The European Union is a unique economic and political union between 27 EU countries that together cover much of the continent. The predecessor of the EU was created in the aftermath of the Second World War. The first steps were to foster economic cooperation: the idea being that countries that trade with one another become economically interdependent and so more likely to avoid conflict. What began as a purely economic union has evolved into an organization spanning policy areas, from climate, environment and health to external relations and security, justice and migration. The name changed from the European Economic Community (EEC) to the European Union (EU) in 1993 to reflect the broader scope of policies.
The Regional Department for Europe established a multi-layered collaboration with various institutions of the EU, including the European Commission, European Parliament, European Council and the Committee of the Regions, to promote common goals in the fields of tourism, transport, environment, rural development, youth and others.
The Council of Europe is the continent's leading human rights organisation. It includes 47 member states, 27 of which are members of the European Union. All Council of Europe member states have signed up to the European Convention on Human Rights, a treaty designed to protect human rights, democracy and the rule of law.
The collaboration focuses primarily on the promotion of the sustainable development, preservation of heritage, international understanding and the role of other cultural itineraries through the Cultural Routes of the Council of Europe.
The Food and Agriculture Organization (FAO) is a specialized agency of the United Nations that leads international efforts to defeat hunger. Their goal is to achieve food security for all and make sure that people have regular access to enough high-quality food to lead active, healthy lives. With over 194 member states, FAO works in over 130 countries worldwide.

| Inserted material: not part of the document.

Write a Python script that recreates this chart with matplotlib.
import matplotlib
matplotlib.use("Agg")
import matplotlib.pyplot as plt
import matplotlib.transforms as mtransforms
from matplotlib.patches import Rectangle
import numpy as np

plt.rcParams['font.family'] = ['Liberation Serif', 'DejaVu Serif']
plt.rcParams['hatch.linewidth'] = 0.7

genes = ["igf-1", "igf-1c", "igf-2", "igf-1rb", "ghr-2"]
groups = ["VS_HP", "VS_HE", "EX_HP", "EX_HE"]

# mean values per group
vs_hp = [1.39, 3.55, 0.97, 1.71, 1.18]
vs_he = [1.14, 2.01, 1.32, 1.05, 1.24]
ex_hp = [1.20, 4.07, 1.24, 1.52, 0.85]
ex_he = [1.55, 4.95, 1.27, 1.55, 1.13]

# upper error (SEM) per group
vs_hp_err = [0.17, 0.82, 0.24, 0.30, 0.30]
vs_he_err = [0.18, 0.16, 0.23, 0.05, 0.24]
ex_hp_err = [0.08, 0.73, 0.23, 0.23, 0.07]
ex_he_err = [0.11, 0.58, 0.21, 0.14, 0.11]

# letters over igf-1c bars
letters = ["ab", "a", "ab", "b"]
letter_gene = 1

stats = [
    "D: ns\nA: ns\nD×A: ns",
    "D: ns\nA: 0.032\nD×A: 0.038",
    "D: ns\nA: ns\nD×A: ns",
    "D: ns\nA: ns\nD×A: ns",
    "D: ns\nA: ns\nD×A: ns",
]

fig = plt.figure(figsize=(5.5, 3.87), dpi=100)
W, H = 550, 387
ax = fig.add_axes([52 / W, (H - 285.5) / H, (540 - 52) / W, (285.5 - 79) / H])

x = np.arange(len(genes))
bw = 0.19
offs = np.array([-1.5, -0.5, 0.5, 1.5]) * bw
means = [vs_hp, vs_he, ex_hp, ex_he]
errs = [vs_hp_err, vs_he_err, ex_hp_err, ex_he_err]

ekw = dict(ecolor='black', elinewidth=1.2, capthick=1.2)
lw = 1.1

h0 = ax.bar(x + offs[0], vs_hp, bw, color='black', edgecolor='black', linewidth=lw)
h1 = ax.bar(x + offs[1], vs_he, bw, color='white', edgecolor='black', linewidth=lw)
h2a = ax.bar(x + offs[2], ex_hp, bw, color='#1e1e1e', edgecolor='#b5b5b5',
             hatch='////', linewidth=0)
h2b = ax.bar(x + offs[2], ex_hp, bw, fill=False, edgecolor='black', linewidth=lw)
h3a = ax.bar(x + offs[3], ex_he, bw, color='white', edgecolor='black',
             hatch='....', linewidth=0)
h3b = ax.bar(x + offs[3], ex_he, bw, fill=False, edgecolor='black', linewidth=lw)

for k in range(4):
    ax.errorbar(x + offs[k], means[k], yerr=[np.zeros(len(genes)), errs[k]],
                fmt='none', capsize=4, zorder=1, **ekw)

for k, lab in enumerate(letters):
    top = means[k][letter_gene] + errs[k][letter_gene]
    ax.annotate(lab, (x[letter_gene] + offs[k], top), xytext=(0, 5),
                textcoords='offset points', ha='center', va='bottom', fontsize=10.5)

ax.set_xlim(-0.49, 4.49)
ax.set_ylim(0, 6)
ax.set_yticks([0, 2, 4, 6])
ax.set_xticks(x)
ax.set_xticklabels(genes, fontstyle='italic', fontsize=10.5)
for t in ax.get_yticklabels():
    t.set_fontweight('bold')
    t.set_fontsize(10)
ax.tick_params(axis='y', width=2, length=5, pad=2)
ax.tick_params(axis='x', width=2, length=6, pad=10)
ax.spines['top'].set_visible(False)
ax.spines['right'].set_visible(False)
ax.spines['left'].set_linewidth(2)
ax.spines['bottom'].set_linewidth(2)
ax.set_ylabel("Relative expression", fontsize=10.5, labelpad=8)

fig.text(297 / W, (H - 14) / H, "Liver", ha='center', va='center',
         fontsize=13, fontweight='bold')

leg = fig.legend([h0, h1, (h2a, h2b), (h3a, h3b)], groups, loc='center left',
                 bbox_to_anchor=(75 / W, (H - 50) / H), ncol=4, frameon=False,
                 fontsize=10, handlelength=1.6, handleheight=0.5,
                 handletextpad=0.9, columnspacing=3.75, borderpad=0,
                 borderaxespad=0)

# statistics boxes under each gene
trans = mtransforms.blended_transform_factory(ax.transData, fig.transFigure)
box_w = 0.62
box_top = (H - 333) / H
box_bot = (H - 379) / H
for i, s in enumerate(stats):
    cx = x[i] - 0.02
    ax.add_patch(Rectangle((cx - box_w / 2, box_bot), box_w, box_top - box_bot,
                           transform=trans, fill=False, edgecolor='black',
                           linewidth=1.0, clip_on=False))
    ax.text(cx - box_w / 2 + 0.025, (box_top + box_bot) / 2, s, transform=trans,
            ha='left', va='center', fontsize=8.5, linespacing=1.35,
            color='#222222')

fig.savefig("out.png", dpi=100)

In 2020, the two specialized agencies initiated a close collaboration that aims to increase the resilience of rural communities against social and economic shocks through growing tourism and making it both more sustainable and inclusive. Across the FAO’s GIAHS (Globally Important Agricultural Heritage Systems) network of communities, tourism is a leading driver of equality, with the sector employing women and youth and giving them a stake in economic growth.
The United Nations team brings together 27 specialised agencies, funds and programmes spanning the development, humanitarian and human rights work of the UN. The Director of the UN Office in Brussels is the representative of the UN Secretary-General to the European Union institutions. The team works to build understanding and support for UN system activities within the EU institutions and amongst a wider public in Europe.

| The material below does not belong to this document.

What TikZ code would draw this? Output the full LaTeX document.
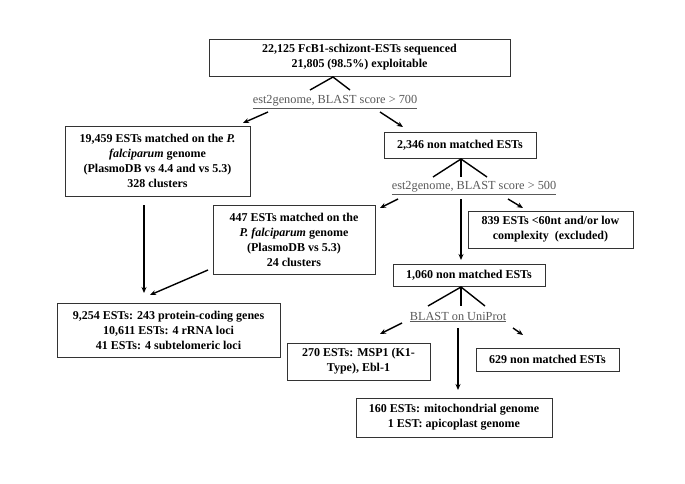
\documentclass[tikz,border=0pt]{standalone}
\usepackage{fontspec}
\setmainfont{Liberation Serif}
\usetikzlibrary{arrows.meta}

\begin{document}
\begin{tikzpicture}[x=1pt, y=-1pt,
    box/.style={draw=black!80, line width=0.8pt, align=center, inner sep=0pt,
                font=\fontsize{12}{15}\selectfont\bfseries},
    lbl/.style={text=black!65, inner sep=0pt, font=\fontsize{12.3}{14}\selectfont},
    arr/.style={-{Stealth[length=6pt, width=5pt]}, line width=1.4pt},
    peak/.style={line width=1.4pt}]
    \useasboundingbox (0,0) rectangle (685,484);

    % boxes
    \node[box, minimum width=301pt, minimum height=37pt] (top) at (359.5,57.5)
        {22,125 FcB1-schizont-ESTs sequenced\\21,805 (98.5\%) exploitable};
    \node[box, minimum width=185pt, minimum height=70pt] (match1) at (157.5,161)
        {19,459 ESTs matched on the \textit{P.}\\\textit{falciparum} genome\\(PlasmoDB vs 4.4 and vs 5.3)\\328 clusters};
    \node[box, minimum width=152pt, minimum height=26pt] (nomatch1) at (460,145)
        {2,346 non matched ESTs};
    \node[box, minimum width=162pt, minimum height=69pt] (match2) at (294,239.5)
        {447 ESTs matched on the\\\textit{P. falciparum} genome\\(PlasmoDB vs 5.3)\\24 clusters};
    \node[box, minimum width=165pt, minimum height=37pt] (excl) at (550.5,229.5)
        {839 ESTs <60nt and/or low\\complexity~~(excluded)};
    \node[box, minimum width=152pt, minimum height=22pt] (nomatch2) at (469,275)
        {1,060 non matched ESTs};
    \node[box, minimum width=223pt, minimum height=54pt] (loci) at (168.5,330)
        {9,254 ESTs: 243 protein-coding genes\\10,611 ESTs: 4 rRNA loci\\41 ESTs: 4 subtelomeric loci};
    \node[box, minimum width=143pt, minimum height=37pt] (msp) at (358.5,361.5)
        {270 ESTs: MSP1 (K1-\\Type), Ebl-1};
    \node[box, minimum width=143pt, minimum height=23pt] (nomatch3) at (547.5,359.5)
        {629 non matched ESTs};
    \node[box, minimum width=196pt, minimum height=39pt] (mito) at (454,417.5)
        {160 ESTs: mitochondrial genome\\1 EST: apicoplast genome};

    % labels
    \node[lbl] (blast700) at (335,102) {\underline{est2genome, BLAST score > 700}};
    \node[lbl] (blast500) at (474,188) {\underline{est2genome, BLAST score > 500}};
    \node[lbl] (uniprot) at (458,317) {\underline{BLAST on UniProt}};

    % peaks
    \coordinate (p1) at (333,77);
    \draw[peak] (310,90) -- (p1) -- (350,90);
    \coordinate (p2) at (461,159);
    \draw[peak] (433,177) -- (p2) -- (487,177);
    \draw[peak] (p2) -- (461,177);
    \coordinate (p3) at (461,287);
    \draw[peak] (428,306) -- (p3) -- (485,306);
    \draw[peak] (p3) -- (461,306);

    % arrows
    \coordinate (a1) at (268,112);  \coordinate (b1) at (243,123);
    \coordinate (a2) at (380,112);  \coordinate (b2) at (403,127);
    \coordinate (a3) at (144,205);  \coordinate (b3) at (144,293);
    \coordinate (a4) at (208,270);  \coordinate (b4) at (150,295);
    \coordinate (a5) at (398,199);  \coordinate (b5) at (380,208);
    \coordinate (a6) at (461,199);  \coordinate (b6) at (461,260);
    \coordinate (a7) at (508,199);  \coordinate (b7) at (523,208);
    \coordinate (a8) at (402,323);  \coordinate (b8) at (380,334);
    \coordinate (a9) at (458,328);  \coordinate (b9) at (458,390);
    \coordinate (a10) at (513,328); \coordinate (b10) at (523,335);
    \foreach \i in {1,...,10}
        \draw[arr] (a\i) -- (b\i);
\end{tikzpicture}
\end{document}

Although located outside of Brussels, UNWTO is involved in the coordination meetings of the group and contributes to the joint representation of the UN family in the EU institutions.
The Black Sea Economic Cooperation (BSEC) came into existence as a unique and promising model of multilateral political and economic initiative with the signing of the Istanbul Summit Declaration and the Bosporus Statement. In 1999, BSEC acquired international legal identity and was transformed into a full-fledged regional economic organization - the Organization of the Black Sea Economic Cooperation.
In 2014, the two organizations concluded a Memorandum of Understanding, making UNWTO a BSEC Sectoral Dialogue Partner.
Expedia is one of the world’s leading full-service online travel brands helping travellers easily plan and book their whole trip with the widest selection of vacation packages, flights, hotels, vacation rentals, rental cars, cruises, activities, attractions, and services.
In 2020, UNWTO and Expedia signed a Memorandum of Understanding that will see both parties share data on tourism trends and developments, both at the global and the local scale. This will help inform decision-making, producing data-based policies aimed a tourism’s sustainable recovery post COVID-19 and future development.
Giffoni International Film Festival is one of the most well-known children's film festivals in the world. It takes place in the Italian town of Giffoni Valle Piana, Southern Italy, close to Salerno and Naples. Every year over 2,000 children attend the festival from several countries around the world. During the festival, children and teenagers watch the movies, learn about the filmmaking process, and are called to judge them and award the best ones with prizes.
As the festival celebrates its 50th anniversary in 2021, it joins forces with UNWTO to design and host the first Global Youth Tourism Summit, a new series of events that will give children and youth an opportunity to learn about sustainable tourism and a platform to voice their own vision about the future of tourism.